Mexico City is, perhaps surprisingly, a hotbed of Arab food and culture. Any dish you see in a Mexican restaurant that begins with "al" likely stems from the waves of Middle Eastern migration that began rolling through Mexico in 1869, when the Lebanese silk industry collapsed after the opening of the Suez Canal.
The most famous is al pastor, a pork dish descended from the lamb kebab, which was served by Lebanese immigrants in Mexico City and central Mexico; its name literally means "shepherd style."
But in D.F., you might just as likely see signs proudly announcing alambre, meaning "wire." The mixed grill of meats and peppers evolved from Arab-style skewers into a flat-top-grilled stew: First, the poblanos or bell peppers are cooked up with bacon and spice, then they're augmented by a mixed grill of meats—anything from beef to chorizo to al pastor to seafood. The result is a cheesy, meaty, spicy, goopy mess that seems almost more Tex-Mex, served up with little corn or flour tortillas to eat it with. Consider it a fajitas speedball, amped with bacon and cheese—and it's pretty much amazing.

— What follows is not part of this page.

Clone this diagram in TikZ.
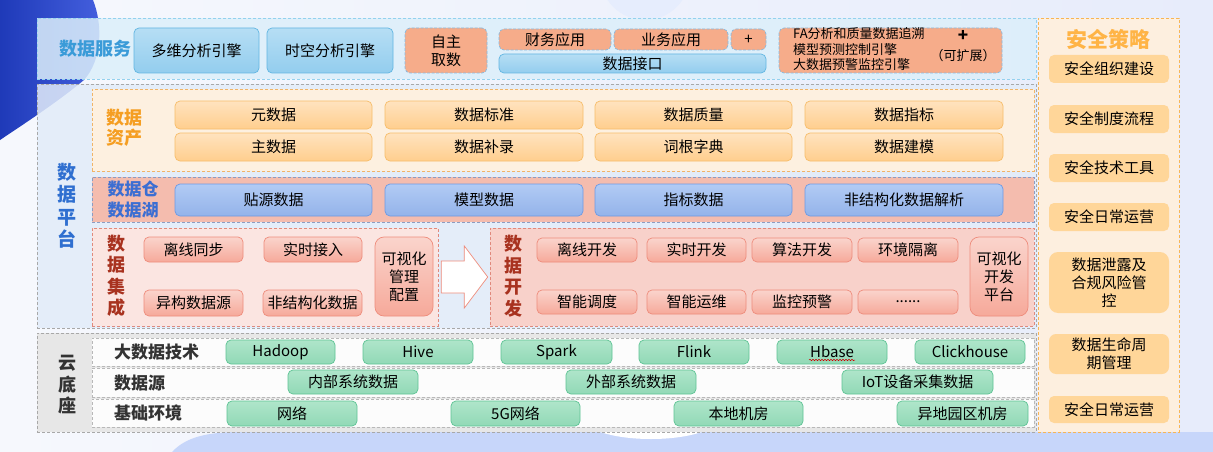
\documentclass[tikz,border=0pt]{standalone}
\usepackage{fontspec}
\setmainfont{Noto Sans CJK SC}
\usetikzlibrary{positioning,calc,decorations.pathmorphing}
\definecolor{pageleft}{HTML}{F6F8FD}
\definecolor{pageright}{HTML}{E7ECFB}
\definecolor{deepblue}{HTML}{2444D9}
\definecolor{paleblue}{HTML}{C7D6FA}
\definecolor{svcfill}{HTML}{DCEFFA}
\definecolor{svcline}{HTML}{93D1EE}
\definecolor{svcink}{HTML}{3A9BD8}
\definecolor{skytop}{HTML}{B6DEF4}
\definecolor{skybot}{HTML}{93CDEE}
\definecolor{skyline}{HTML}{62B6E2}
\definecolor{peachfill}{HTML}{F6AC8A}
\definecolor{peachline}{HTML}{86B9DF}
\definecolor{platfill}{HTML}{E2ECF9}
\definecolor{platink}{HTML}{2F6FD0}
\definecolor{grayline}{HTML}{A8A8A8}
\definecolor{assetfill}{HTML}{FDF0E0}
\definecolor{assetline}{HTML}{F0B468}
\definecolor{assetink}{HTML}{F59E22}
\definecolor{ambertop}{HTML}{FFE3BF}
\definecolor{amberbot}{HTML}{FFCE8E}
\definecolor{amberline}{HTML}{F7BD6A}
\definecolor{lakeband}{HTML}{F4BCAE}
\definecolor{lakeborder}{HTML}{8C9CC2}
\definecolor{lakeink}{HTML}{3C6ED2}
\definecolor{laketop}{HTML}{B2CBF4}
\definecolor{lakebot}{HTML}{93B3EA}
\definecolor{lakeline}{HTML}{6C9AE4}
\definecolor{integfill}{HTML}{FBE5E1}
\definecolor{devfill}{HTML}{F8D1CA}
\definecolor{roseborder}{HTML}{E0897C}
\definecolor{roseink}{HTML}{A8321F}
\definecolor{rosetop}{HTML}{FAD4CC}
\definecolor{rosebot}{HTML}{F6A99A}
\definecolor{roseline}{HTML}{EE8C7C}
\definecolor{cloudfill}{HTML}{E7E7E7}
\definecolor{cloudink}{HTML}{333333}
\definecolor{bandfill}{HTML}{FCFCFC}
\definecolor{bandline}{HTML}{B8B8B8}
\definecolor{minttop}{HTML}{AFE5CA}
\definecolor{mintbot}{HTML}{91D9B6}
\definecolor{mintline}{HTML}{5EC394}
\definecolor{guardbg}{HTML}{FDEFDF}
\definecolor{guardline}{HTML}{F7B556}
\definecolor{guardink}{HTML}{FFB446}
\definecolor{guardfill}{HTML}{FFD699}

\begin{document}
\begin{tikzpicture}[x=1pt,y=-1pt,
  wh/.style 2 args={minimum width=#1pt,minimum height=#2pt},
  panel/.style={draw,dash pattern=on 3pt off 2pt,line width=0.6pt,inner sep=0pt},
  cell/.style={rounded corners=5pt,inner sep=0pt,align=center,line width=0.7pt,font=\fontsize{15}{18}\selectfont},
  skycell/.style={cell,draw=skyline,top color=skytop,bottom color=skybot},
  peach/.style={cell,draw=peachline,dash pattern=on 3pt off 1.5pt,fill=peachfill},
  amber/.style={cell,draw=amberline,top color=ambertop,bottom color=amberbot},
  lake/.style={cell,draw=lakeline,top color=laketop,bottom color=lakebot},
  rose/.style={cell,draw=roseline,top color=rosetop,bottom color=rosebot},
  mint/.style={cell,draw=mintline,top color=minttop,bottom color=mintbot},
  guard/.style={cell,fill=guardfill},
  tag/.style={font=\bfseries\fontsize{18}{21}\selectfont,align=center,inner sep=0pt},
  rowtag/.style={font=\bfseries\fontsize{17}{20}\selectfont,text=cloudink,inner sep=0pt,anchor=west}
]
\useasboundingbox (0,0) rectangle (1213,452);
\clip (0,0) rectangle (1213,452);

% backdrop
\shade[left color=pageleft,right color=pageright] (0,0) rectangle (1213,452);
\shade[left color=deepblue!85!black,right color=deepblue!85!white] (0,0) -- (93,0)
  .. controls (103,25) and (102,60) .. (84,80) .. controls (60,100) and (30,120) .. (0,140) -- cycle;
\fill[paleblue!45] (645,-25) circle (45pt);
\fill[paleblue] (172,452) .. controls (185,438) and (205,432) .. (240,432) -- (1213,432) -- (1213,452) -- cycle;
\fill[white] (651,418) ellipse (68pt and 21pt);

% data services
\node[panel,draw=svcline,fill=svcfill,fill opacity=0.85,wh={999}{61}] (service) at (536.5,48.5) {};
\node[tag,text=svcink] (svctag) at (95,49) {数据服务};
\node[skycell,wh={125}{45}] (olap) at (196.5,50.5) {多维分析引擎};
\node[skycell,wh={126}{45}] (spatio) at (330,50.5) {时空分析引擎};
\node[peach,wh={82}{45}] (selfq) at (446,50.5) {自主\\取数};
\node[peach,wh={112}{21}] (finapp) at (555,39.5) {财务应用};
\node[peach,wh={114}{21}] (bizapp) at (671,39.5) {业务应用};
\node[peach,wh={35}{21}] (more) at (748.5,39.5) {+};
\node[skycell,wh={267}{19}] (api) at (632.5,63.5) {数据接口};
\node[peach,wh={223}{45}] (engines) at (890.5,50.5) {};
\node[anchor=west,font=\fontsize{13}{15.5}\selectfont,align=left,inner sep=0pt] (englist) at (793,49.5) {FA分析和质量数据追溯\\模型预测控制引擎\\大数据预警监控引擎};
\node[font=\bfseries\fontsize{17}{17}\selectfont,inner sep=0pt] (plus) at (963,36) {+};
\node[font=\fontsize{13}{15}\selectfont,inner sep=0pt] (ext) at (963,56) {（可扩展）};

% data platform
\node[panel,draw=grayline,fill=platfill,fill opacity=0.85,wh={999}{244}] (platform) at (536.5,206) {};
\node[tag,text=platink,font=\bfseries\fontsize{19}{22.5}\selectfont] (plattag) at (67,206) {数\\据\\平\\台};

\node[panel,draw=assetline,fill=assetfill,wh={942}{82}] (assets) at (563,130) {};
\node[tag,text=assetink,font=\bfseries\fontsize{18}{20}\selectfont] (assettag) at (124.5,128) {数据\\资产};
\node[amber,wh={197}{28}] (meta) at (273.5,115) {元数据};
\node[amber,wh={198}{28}] (std) at (484,115) {数据标准};
\node[amber,wh={197}{28}] (qual) at (693.5,115) {数据质量};
\node[amber,wh={198}{28}] (kpi) at (904,115) {数据指标};
\node[amber,wh={197}{28}] (master) at (273.5,147) {主数据};
\node[amber,wh={198}{28}] (entry) at (484,147) {数据补录};
\node[amber,wh={197}{28}] (dict) at (693.5,147) {词根字典};
\node[amber,wh={198}{28}] (model) at (904,147) {数据建模};

\node[panel,draw=lakeborder,fill=lakeband,wh={942}{45}] (lakeband) at (563,199.5) {};
\node[tag,text=lakeink,font=\bfseries\fontsize{17}{21}\selectfont] (laketag) at (133,200) {数据仓\\数据湖};
\node[lake,wh={197}{32}] (ods) at (273.5,200) {贴源数据};
\node[lake,wh={198}{32}] (dwm) at (484,200) {模型数据};
\node[lake,wh={197}{32}] (dws) at (693.5,200) {指标数据};
\node[lake,wh={198}{32}] (unstr) at (904,200) {非结构化数据解析};

\node[panel,draw=roseborder,fill=integfill,wh={346}{98}] (integ) at (265,277) {};
\node[tag,text=roseink,font=\bfseries\fontsize{18}{21.5}\selectfont] (integtag) at (116,276) {数\\据\\集\\成};
\node[rose,wh={99}{25}] (offsync) at (193.5,249.5) {离线同步};
\node[rose,wh={98}{25}] (rtin) at (313,249.5) {实时接入};
\node[rose,wh={99}{26}] (hetero) at (193.5,303) {异构数据源};
\node[rose,wh={99}{26}] (unsdata) at (312.5,303) {非结构化数据};
\node[rose,rounded corners=9pt,wh={58}{79}] (vismgr) at (404,276.5) {可视化\\管理\\配置};

\node[panel,draw=roseborder,fill=devfill,wh={544}{98}] (devel) at (762,277) {};
\node[tag,text=roseink,font=\bfseries\fontsize{18}{21.5}\selectfont] (develtag) at (513,276) {数\\据\\开\\发};
\node[rose,wh={100}{24}] (offdev) at (587,250) {离线开发};
\node[rose,wh={99}{24}] (rtdev) at (696.5,250) {实时开发};
\node[rose,wh={100}{24}] (algdev) at (802,250) {算法开发};
\node[rose,wh={100}{24}] (enviso) at (908,250) {环境隔离};
\node[rose,wh={100}{24}] (sched) at (587,302) {智能调度};
\node[rose,wh={99}{24}] (smartops) at (696.5,302) {智能运维};
\node[rose,wh={100}{24}] (alert) at (802,302) {监控预警};
\node[rose,wh={100}{24}] (etc) at (908,302) {......};
\node[rose,rounded corners=9pt,wh={58}{79}] (visdev) at (999,276.5) {可视化\\开发\\平台};

\draw[roseline,fill=white,line width=0.7pt] ($(integ.east)+(3,-16)$) -- ++(23,0) -- ++(0,-15)
  -- ($(devel.west)+(-2,0)$) -- ($(integ.east)+(26,31)$) -- ++(0,-15) -- ($(integ.east)+(3,16)$) -- cycle;

% cloud base
\node[panel,draw=grayline,fill=cloudfill,wh={999}{99}] (cloud) at (536.5,382.5) {};
\node[tag,text=cloudink,font=\bfseries\fontsize{18}{21.5}\selectfont] (cloudtag) at (67,385) {云\\底\\座};
\node[panel,draw=bandline,fill=bandfill,wh={942}{28}] (techband) at (563,352) {};
\node[panel,draw=bandline,fill=bandfill,wh={942}{29}] (srcband) at (563,382.5) {};
\node[panel,draw=bandline,fill=bandfill,wh={942}{28}] (baseband) at (563,413) {};
\node[rowtag] (techtag) at (114,352) {大数据技术};
\node[rowtag] (srctag) at (114,383) {数据源};
\node[rowtag] (basetag) at (114,413) {基础环境};
\node[mint,wh={109}{24}] (hadoop) at (280.5,352) {Hadoop};
\node[mint,wh={110}{24}] (hive) at (418,352) {Hive};
\node[mint,wh={111}{24}] (spark) at (556.5,352) {Spark};
\node[mint,wh={110}{24}] (flink) at (694,352) {Flink};
\node[mint,wh={110}{24}] (hbase) at (832,352) {Hbase};
\node[mint,wh={110}{24}] (chouse) at (970,352) {Clickhouse};
\draw[red!80!black,line width=0.5pt,decorate,decoration={snake,amplitude=0.7pt,segment length=3pt}]
  ($(hbase.center)+(-23,8)$) -- ($(hbase.center)+(23,8)$);
\node[mint,wh={130}{24}] (inner) at (353,382) {内部系统数据};
\node[mint,wh={130}{24}] (outer) at (631,382) {外部系统数据};
\node[mint,wh={151}{24}] (iot) at (917.5,382) {IoT设备采集数据};
\node[mint,wh={130}{25}] (net) at (292,413.5) {网络};
\node[mint,wh={129}{25}] (fiveg) at (515.5,413.5) {5G网络};
\node[mint,wh={129}{25}] (localdc) at (738.5,413.5) {本地机房};
\node[mint,wh={131}{25}] (remotedc) at (962.5,413.5) {异地园区机房};

% security policy
\node[panel,draw=guardline,fill=guardbg,wh={141}{414}] (security) at (1108.5,225) {};
\node[tag,text=guardink,font=\bfseries\fontsize{21}{24}\selectfont] (sectag) at (1108,40) {安全策略};
\node[guard,wh={120}{28}] (org) at (1109,69) {安全组织建设};
\node[guard,wh={120}{28}] (rules) at (1109,119) {安全制度流程};
\node[guard,wh={120}{28}] (tools) at (1109,168) {安全技术工具};
\node[guard,wh={120}{28}] (daily) at (1109,217) {安全日常运营};
\node[guard,rounded corners=9pt,wh={120}{61}] (leak) at (1109,282.5) {数据泄露及\\合规风险管\\控};
\node[guard,rounded corners=7pt,wh={120}{40}] (life) at (1109,354) {数据生命周\\期管理};
\node[guard,wh={120}{27}] (daily2) at (1109,409.5) {安全日常运营};
\end{tikzpicture}
\end{document}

Only a few places in Portland serve alambre, and not always by its name.
On Belmont, Patricia Cabrera's La Calaca Comelona serves three different kinds of alambre ($16-$17), none of which are called alambre. The seafood version, mariscada, comes with shrimp and octopus—although the restaurant was sadly out of octopus on our visit—and a mixed-mushroom veggie version that didn't have the wallop of grilled meat.
But the sarape was a meaty universe mixing al pastor, carne asada and bacon with onions and bells, glistening with enough white cheese to give the whole production the texture of a Philly cheesesteak. The grace note came from the house-made corn tortillas, beautifully pliable with just a hint of tang.
The best alambre can be had at the carts that bear its name, Los Alambres, from father and son natives of Mexico City. Go to the original D.F. cart on Southeast 82nd Avenue, next to a little panaderia, and you'll find rarely seen spit-cooked al pastor Thursday through Saturday, plus a $12 alambre that mixes up carne asada, pork, chorizo, ham, bell peppers, onion, avocado and cheese. It's served spiced with deep red chili salsa and then capped with so much cheese it's halfway to queso fundido.
If you tell owner Antonio Hernandez you like heat, he'll also supply you with habanero-pickled onions with pleasant acidity and hellish fire. The eight tortillas served with the dish come the telltale lines that denote they came from a factory, but that's the only flaw. The wires here are as good as The Wire, and just as Shakespearean in their layered complexity.
Los Alambres D.F., 1134 SE 82nd Ave., 503-213-0085, losalambresdf.weebly.com. La Calaca Comelona, 2304 SE Belmont St, 503-239-9675, lacalacacomelona.com.